Candide opened in 1956. I was four. My parents were all dressed up; clearly they were about to do something exciting. “Where are you going?” I asked. “We’re going to see Candide!” Mummy said, with a little shiver of anticipation. They were going to see candy? That sounded wonderful. “I want to go too!” I said. “No, darling, this is for grownups.” Candy – for grownups? Impossible. “But I want to see the candy! I want to see the can-deee...!” I was still kicking my nanny's shins in the throes of my tantrum as Mummy and Daddy scurried out the door in their opening night finery.
Jamie Bernstein, New York, NY
First performances of Mass at Lincoln Center
All I can say is I was blown away by the radical mix of musical styles. Visually and audially, it can still appear vividly in my head.
Anne Chalmers, Newton
Photo with the Maestro
Photo was taken at a Grammy Awards party in Los Angeles in the 1980s. The maestro is wearing a hollow tambourine around his neck!
Charles Bernstein, Los Angeles
Encouraging Letter from Lenny
As a young man and budding composer, I sent the maestro an essay that I had published about J.S. Bach, seduction and purity. His endearing reply emboldened me to author another 100 essays over the following years!

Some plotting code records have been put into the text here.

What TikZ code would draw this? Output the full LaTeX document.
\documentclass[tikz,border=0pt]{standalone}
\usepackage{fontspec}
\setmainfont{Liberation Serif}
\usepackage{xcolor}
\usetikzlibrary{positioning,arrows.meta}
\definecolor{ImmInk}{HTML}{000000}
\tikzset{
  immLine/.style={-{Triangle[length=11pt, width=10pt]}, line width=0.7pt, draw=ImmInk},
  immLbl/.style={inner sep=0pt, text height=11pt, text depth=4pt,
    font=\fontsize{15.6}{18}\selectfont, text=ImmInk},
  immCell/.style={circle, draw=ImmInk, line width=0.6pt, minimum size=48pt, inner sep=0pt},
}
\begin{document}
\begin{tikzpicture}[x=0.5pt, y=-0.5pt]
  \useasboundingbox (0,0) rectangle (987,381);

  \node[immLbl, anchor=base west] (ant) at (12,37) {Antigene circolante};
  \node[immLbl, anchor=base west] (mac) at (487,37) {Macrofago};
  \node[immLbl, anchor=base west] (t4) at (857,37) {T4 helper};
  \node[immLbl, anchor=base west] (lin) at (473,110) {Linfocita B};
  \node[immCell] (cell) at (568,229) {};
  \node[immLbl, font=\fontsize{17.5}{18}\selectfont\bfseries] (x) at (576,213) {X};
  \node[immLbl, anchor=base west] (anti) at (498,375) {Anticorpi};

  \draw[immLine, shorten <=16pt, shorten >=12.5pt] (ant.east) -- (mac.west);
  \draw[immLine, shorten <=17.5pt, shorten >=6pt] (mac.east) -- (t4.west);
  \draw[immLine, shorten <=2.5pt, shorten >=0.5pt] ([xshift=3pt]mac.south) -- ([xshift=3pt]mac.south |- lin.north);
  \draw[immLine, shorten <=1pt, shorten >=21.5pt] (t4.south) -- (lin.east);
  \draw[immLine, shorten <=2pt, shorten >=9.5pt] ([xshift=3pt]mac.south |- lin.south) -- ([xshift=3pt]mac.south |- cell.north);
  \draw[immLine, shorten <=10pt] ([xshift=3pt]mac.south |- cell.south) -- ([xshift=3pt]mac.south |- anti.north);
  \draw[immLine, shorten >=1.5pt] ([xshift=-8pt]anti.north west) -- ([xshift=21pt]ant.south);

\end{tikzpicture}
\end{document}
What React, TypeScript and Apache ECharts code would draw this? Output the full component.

Charles Bernstein, Los Angeles, CA
Mine is indirect in that it was told me by a late friend Eric Chalkley, a carpenter with Croydon Borough Council and cruciverbalist. Apparently Mr. Bernstein would get his chauffeur to drive from the Barbican Hall to Croydon where he would talk and do cryptic with Eric. There was photographic and other evidence for that in Eric's small flat.
The Listener Crossword, hardest of all cryptics was their favorite. Stephen Sondheim was another such cruciverbalist.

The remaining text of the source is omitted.